INDIANAPOLIS -- The NFL's competition committee wants football to be a safer game.
It's going to take a little while longer to figure out how to do it effectively.
Committee members spent most of Thursday afternoon meeting in Indianapolis, site of the league's annual scouting combine, and discussed everything from player safety to what constitutes a catch. No formal proposals have been made, and none might be forthcoming until the committee's next scheduled meeting in Florida.
Clearly, though, protecting players is among the hottest topics on the league's agenda -- after collective bargaining agreement negotiations.
"Every year different tactics come into the game, and guys are taught different ways to play the game," said Atlanta Falcons president Rich McKay, the longtime co-chair of the committee. "When that happens, I think we have to talk about how we deal with that. Do we have a proposal? Not yet. Do I anticipate one? I sure do."
McKay wouldn't speculate on possible changes, but his comments came about 12 hours after the league said it would unveil a revised sideline protocol for concussion testing on Friday.
After the full committee broke late Wednesday, McKay returned about an hour later to meet with the coaches' subcommittee. Attendees included Pittsburgh Steelers coach Mike Tomlin, Cincinnati Bengals coach Marvin Lewis, Philadelphia Eagles coach Andy Reid, St. Louis Rams coach Steve Spagnuolo, Baltimore Ravens coach John Harbaugh and Cleveland Browns president Mike Holmgren.
Tomlin, Lewis and Spagnuolo all declined to comment on the discussions following a nearly three-hour session.
McKay said the No. 1 topic during that portion was player fines, though he heard no complaints from coaches -- even those who had players openly critical of the league's increased fines for hits to the head last season.
"They wanted a discussion and an understanding of the fine system itself and how it all operates," McKay told The Associated Press. "I've been one who individually believes that the fine system works pretty well for us. It's intended to deter conduct, and I think when you look at the number of repeat offenders we have, it works pretty well for us."
Another topic under review is what constitutes a catch.
The national debate over that rule began in September, when Detroit Lions receiver Calvin Johnson leaped for a catch and got two feet and a knee in the end zone before the football hit the ground and he let it go. It was ruled incomplete,
The play could have been a game-winner. Instead, Detroit lost 19-14.
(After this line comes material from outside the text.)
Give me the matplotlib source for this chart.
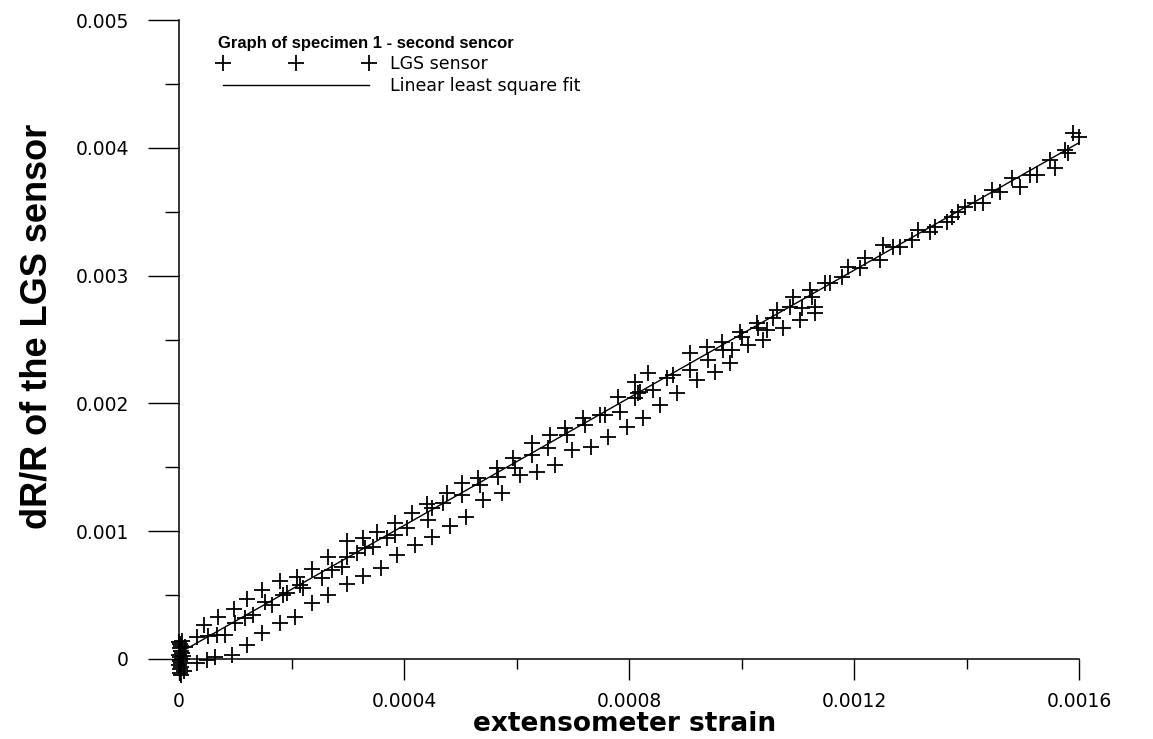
import matplotlib
matplotlib.use("Agg")
import matplotlib.pyplot as plt
from matplotlib.lines import Line2D
from matplotlib.ticker import FixedLocator, FixedFormatter, MultipleLocator

# values: strain in microstrain, dR/R in units of 1e-6
origin_strain = [0, 2, 4, 1, 3, 6, 0, 2, 5, 1, 3, 0, 4, 2, 8, 1, 10, 5, 7, 3]
origin_drr = [135, 115, 100, 85, 65, 50, 30, 15, 0, -15, -30, -50, -65, -80,
              -95, -110, 95, 140, 20, -125]

lower_strain = [32, 50, 64, 94, 121, 148, 180, 206, 236, 265, 299, 327, 359,
                388, 420, 450, 482, 510, 540, 574, 606, 636, 668, 699, 732,
                763, 796, 825, 855, 885, 921, 953, 980, 1012, 1038, 1074,
                1104, 1131, 1131]
lower_drr = [-31, -8, 16, 31, 110, 203, 282, 329, 438, 501, 587, 650, 712,
             814, 892, 955, 1041, 1111, 1244, 1299, 1440, 1463, 1518, 1635,
             1659, 1737, 1815, 1886, 1988, 2081, 2183, 2246, 2316, 2457,
             2496, 2590, 2653, 2707, 2754]

upper_strain = [44, 69, 98, 121, 148, 180, 210, 236, 265, 299, 327, 352, 384,
                414, 441, 469, 476, 503, 532, 565, 594, 628, 660, 686, 718,
                748, 757, 780, 811, 834, 908, 939, 965, 997, 1028, 1056, 1063,
                1092, 1122, 1148, 1157, 1189, 1220]
upper_drr = [266, 329, 391, 470, 540, 610, 642, 704, 798, 923, 947, 994, 1064,
             1142, 1213, 1221, 1299, 1377, 1416, 1495, 1573, 1690, 1753, 1808,
             1886, 1909, 1909, 2050, 2168, 2238, 2394, 2441, 2481, 2559, 2629,
             2668, 2731, 2833, 2887, 2942, 2942, 3067, 3138]

middle_strain = [32, 52, 68, 82, 100, 117, 132, 153, 165, 185, 192, 215, 220,
                 254, 272, 290, 299, 316, 331, 345, 370, 384, 405, 443, 450,
                 503, 535, 567, 597, 628, 656, 690, 722, 784, 816, 811, 820,
                 843, 868, 878, 908, 940, 967, 983, 1001, 1029, 1045, 1086,
                 1108, 1125, 1179, 1211, 1246, 1252, 1269, 1282, 1303, 1314,
                 1335, 1344, 1365, 1374, 1385, 1397, 1415, 1429, 1445, 1460,
                 1481, 1495, 1513, 1525, 1548, 1557, 1575, 1580, 1590, 1600]
middle_drr = [172, 180, 188, 188, 282, 321, 344, 446, 423, 501, 516, 579, 556,
              634, 696, 720, 798, 829, 869, 876, 947, 970, 1025, 1088, 1182,
              1283, 1362, 1424, 1495, 1596, 1651, 1753, 1831, 1933, 2081,
              2042, 2089, 2105, 2199, 2222, 2261, 2340, 2418, 2418, 2520,
              2590, 2574, 2754, 2747, 2833, 2989, 3060, 3122, 3240, 3224,
              3224, 3279, 3357, 3341, 3380, 3420, 3459, 3498, 3537, 3568,
              3568, 3670, 3654, 3764, 3693, 3787, 3787, 3905, 3842, 3983,
              3959, 4116, 4085]

# linear least square fit, end points
fit_strain = [10, 1600]
fit_drr = [71, 4040]

xticks = [0, 0.0004, 0.0008, 0.0012, 0.0016]
xtick_labels = ['0', '0.0004', '0.0008', '0.0012', '0.0016']
yticks = [0, 0.001, 0.002, 0.003, 0.004, 0.005]
ytick_labels = ['0', '0.001', '0.002', '0.003', '0.004', '0.005']

scale = 1e-6

fig = plt.figure(figsize=(11.53, 7.39), dpi=100)
ax = fig.add_axes([179 / 1153, 1 - 659 / 739, 900 / 1153, 639 / 739])

pts = dict(marker='+', linestyle='none', color='black', markersize=12,
           markeredgewidth=1.3, clip_on=False)
for xs, ys in [(origin_strain, origin_drr), (lower_strain, lower_drr),
               (upper_strain, upper_drr), (middle_strain, middle_drr)]:
    ax.plot([v * scale for v in xs], [v * scale for v in ys], **pts)

ax.plot([v * scale for v in fit_strain], [v * scale for v in fit_drr],
        color='black', linewidth=1.0, clip_on=False)

ax.set_xlim(0, 0.0016)
ax.set_ylim(0, 0.005)

for side in ['top', 'right']:
    ax.spines[side].set_visible(False)
for side in ['left', 'bottom']:
    ax.spines[side].set_linewidth(1.1)

ax.xaxis.set_major_locator(FixedLocator(xticks))
ax.xaxis.set_major_formatter(FixedFormatter(xtick_labels))
ax.xaxis.set_minor_locator(MultipleLocator(0.0002))
ax.yaxis.set_major_locator(FixedLocator(yticks))
ax.yaxis.set_major_formatter(FixedFormatter(ytick_labels))
ax.yaxis.set_minor_locator(MultipleLocator(0.0005))

ax.tick_params(axis='x', which='major', direction='out', length=15, width=1.0,
               pad=9, labelsize=13.5)
ax.tick_params(axis='x', which='minor', direction='out', length=7, width=1.0)
ax.tick_params(axis='y', which='major', direction='out', length=22, width=1.0,
               pad=14, labelsize=13.5)
ax.tick_params(axis='y', which='minor', direction='out', length=10, width=1.0)

ax.set_xlabel('extensometer strain', fontsize=19, fontweight='bold')
ax.xaxis.set_label_coords(0.495, -0.082)
ax.set_ylabel('dR/R of the LGS sensor', fontsize=26, fontweight='bold',
              family=['Liberation Sans', 'DejaVu Sans'])
ax.yaxis.set_label_coords(-0.138, 0.521)

h_pts = Line2D([], [], **pts)
h_fit = Line2D([], [], color='black', linewidth=1.0)
leg = ax.legend([h_pts, h_fit], ['LGS sensor', 'Linear least square fit'],
                title='Graph of specimen 1 - second sencor',
                title_fontproperties={'weight': 'bold', 'size': 12,
                                      'family': ['Liberation Sans', 'DejaVu Sans']},
                loc='upper left', bbox_to_anchor=(0.043, 0.975), frameon=False,
                numpoints=3, handlelength=9.0, handletextpad=0.9,
                labelspacing=0.22, borderpad=0, borderaxespad=0,
                alignment='left', fontsize=12.5)

fig.savefig('out.png', dpi=100)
"Quite frankly, it's something we've talked about the last couple of years and there's an inherent conflict between slow motion replay, super slow motion replay and what we ask our officials to do on the field," McKay said. "So we need to write the rule in a way as to not put our officials in a bad position."
Indianapolis Colts President Bill Polian, also a longtime committee member, cautioned against reading too much into Wednesday's discussions. But those discussions will likely set the agenda for what changes the committee wants to address before the 2011 season.
"It sounds corny, but I've always said that I don't think we should never have anything that's not on the table," McKay said.
On Thursday, head coaches and team general managers are scheduled to meet with the NFL's management council. Most believe they will get an update on how negotiations are proceeding, but four coaches declined to comment on the meeting, as did Polian and McKay.